La réponse est oui ! Nous suivons de très près pour que les institutions de la République impliquées dans les législatives ne manquent d’aucun moyen. Le coût des élections est d’environ 5 milliards F Cfa.

Qu’en est-il des quitus fiscaux ? Certains continuent de dire qu’ils n’ont pas leur quitus malgré les formalités.

Je voudrais qu’on donne des exemples. Ce que je sais, nous avons mis en place une procédure claire, dématérialisée et il y a des voies de recours. A ce jour, nous n’avons reçu aucun recours d’un contribuable qui serait à jour et n’aurait pas eu son quitus fiscal en dépit des formalités remplies. Il peut cependant y avoir des loupés même si nous avons essayé autant que possible d’éviter l’implication de la main de l’homme. Si c’est le cas, nous sommes prêts à le reconnaître. Mais j’insiste pour dire qu’à ce jour notre comité de médiation n’a reçu aucun recours. Je peux donc vous assurer que l’ensemble des personnes qui sont à jour et qui ne sont pas des fugitifs au sens de la loi ont bénéficié de leur quitus fiscal dans les délais prescrits.

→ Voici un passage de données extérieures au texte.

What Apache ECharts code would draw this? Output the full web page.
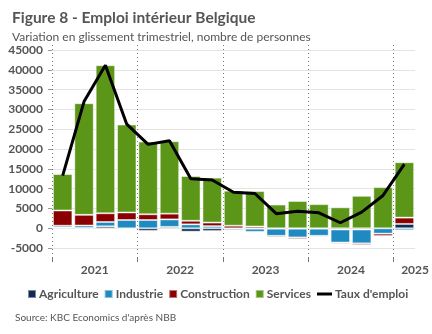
<!DOCTYPE html>
<html>
<head>
<meta charset="utf-8">
<script src="https://cdn.jsdelivr.net/npm/echarts@6/dist/echarts.min.js"></script>
<style>
html,body{margin:0;padding:0;background:#fff;}
#chart{width:432px;height:334px;}
</style>
</head>
<body>
<div id="chart"></div>
<script>
// ---- data ----
const categories = ['2021Q1','2021Q2','2021Q3','2021Q4','2022Q1','2022Q2','2022Q3','2022Q4','2023Q1','2023Q2','2023Q3','2023Q4','2024Q1','2024Q2','2024Q3','2024Q4','2025Q1'];
const agriculture = [200, 100, 500, -100, -650, 350, -850, -700, -50, -100, -100, -100, -100, -300, -300, 0, 1100];
const industrie = [450, 600, 1100, 2100, 2100, 1900, 1000, 550, -400, -800, -1800, -2200, -1800, -3300, -3500, -1350, -500];
const construction = [3850, 2700, 2200, 1900, 1450, 1450, 900, 900, 650, 450, -350, -400, -300, -300, -400, -600, 1600];
const services = [9200, 28200, 37400, 22200, 18350, 18300, 11300, 11350, 8850, 8950, 6000, 6900, 6100, 5300, 8200, 10400, 14000];
const tauxEmploi = [13300, 32000, 41200, 26300, 21200, 22100, 12500, 12200, 9100, 8800, 3700, 4300, 3900, 1400, 4100, 8300, 16200];
const yTicks = [-5000, 0, 5000, 10000, 15000, 20000, 25000, 30000, 35000, 40000, 45000];
const years = ['2021', '2022', '2023', '2024', '2025'];
const seriesNames = ['Agriculture', 'Industrie', 'Construction', 'Services'];
const lineName = "Taux d'emploi";

// ---- derived positions on the category scale ----
const nCat = categories.length;
const yearStart = years.map(y => categories.findIndex(c => c.startsWith(y)));
const yearBounds = yearStart.filter(i => i > 0).concat([0]).sort((a, b) => a - b);
const yearLabelPos = yearStart.map(i => Math.min(i + 2, nCat));

const FONT = 'Lato';
const GREY = '#555555';
const colors = ['#0d2d52', '#1f8ac0', '#8b0000', '#5b9619'];

const chart = echarts.init(document.getElementById('chart'), null, {renderer: 'canvas'});
const barData = [agriculture, industrie, construction, services];

const option = {
  animation: false,
  textStyle: {fontFamily: FONT},
  title: [
    {text: 'Figure 8 - Emploi intérieur Belgique', left: 7, top: 5,
     textStyle: {fontFamily: FONT, fontSize: 15.5, fontWeight: 'bold', color: GREY}},
    {text: 'Variation en glissement trimestriel, nombre de personnes', left: 7, top: 26,
     textStyle: {fontFamily: FONT, fontSize: 12, fontWeight: 'normal', color: GREY}},
    {text: "Source: KBC Economics d'après NBB", left: 10, top: 308,
     textStyle: {fontFamily: FONT, fontSize: 10, fontWeight: 'normal', color: GREY}}
  ],
  legend: [
    {data: seriesNames, left: 22, top: 283, itemWidth: 8, itemHeight: 8, itemGap: 5,
     icon: 'rect',
     textStyle: {fontFamily: FONT, fontSize: 12, fontWeight: 'bold', color: GREY, padding: [0, 0, 0, -2]}},
    {data: [lineName], left: 312, top: 283, itemWidth: 15, itemHeight: 8,
     icon: 'path://M0,0 L15,0 L15,3 L0,3 Z',
     textStyle: {fontFamily: FONT, fontSize: 12, fontWeight: 'bold', color: GREY, padding: [0, 0, 0, -2]}}
  ],
  grid: {left: 52, right: 14.5, top: 45, bottom: 76, containLabel: false},
  xAxis: [
    {type: 'category', data: categories, show: false, boundaryGap: true},
    {type: 'value', min: 0, max: nCat, position: 'bottom',
     axisLine: {show: false},
     axisTick: {show: true, length: 4, customValues: yearBounds, lineStyle: {color: '#777', width: 1}},
     splitLine: {show: true, lineStyle: {color: '#777', type: [1, 3], width: 1}},
     axisLabel: {customValues: yearLabelPos, margin: 6,
       formatter: v => years[yearLabelPos.indexOf(v)] || '',
       fontFamily: FONT, fontSize: 12, fontWeight: 'bold', color: GREY}}
  ],
  yAxis: {
    type: 'value', min: -7500, max: 46300,
    axisLine: {show: false},
    axisTick: {show: true, length: 4, customValues: yTicks, lineStyle: {color: '#999'}},
    axisLabel: {customValues: yTicks, margin: 9, fontFamily: FONT, fontSize: 12, fontWeight: 'bold', color: GREY,
      formatter: v => String(v)},
    splitLine: {show: true, lineStyle: {color: '#e4e4e4', width: 1}}
  },
  series: barData.map((d, k) => ({
    name: seriesNames[k], type: 'bar', stack: 'emploi', data: d,
    barCategoryGap: '9%',
    itemStyle: {color: colors[k], borderColor: 'rgba(255,255,255,0.45)', borderWidth: 1},
    emphasis: {disabled: true}
  })).concat([{
    name: lineName, type: 'line', data: tauxEmploi, symbol: 'none', z: 5,
    itemStyle: {color: '#000'},
    lineStyle: {color: '#000', width: 3}
  }])
};
chart.setOption(option);
</script>
</body>
</html>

Un mot pour conclure cette interview ?

Ce que je peux dire pour terminer est quand vous voyez les efforts qui commencent à produire des résultats comme la fourniture d’eau potable, l’opérationnalisation de l’Arch notamment la phase pilote de l’assurance maladie, et le micro crédit pour lequel 6 milliards ont été débloqués le mois passé, les réformes dans le secteur de la santé, l’amélioration des cantines scolaires, les chantiers qui impactent l’ensemble des 12 départements,… les perspectives pour les trois années à venir sont bonnes. Je voudrais profiter pour remercier les compatriotes pour leurs contributions, car ces résultats sont les efforts de tous. Aujourd’hui, le Bénin existe sur le plan financier international.
Je garde l’espoir que chacun jouera sa partition pour davantage de belles performances. Des performances qui permettront à chacun d’avoir une santé de qualité, une formation de qualité, l’accès à un numérique de qualité, à une condition de vie de qualité pour créer la richesse.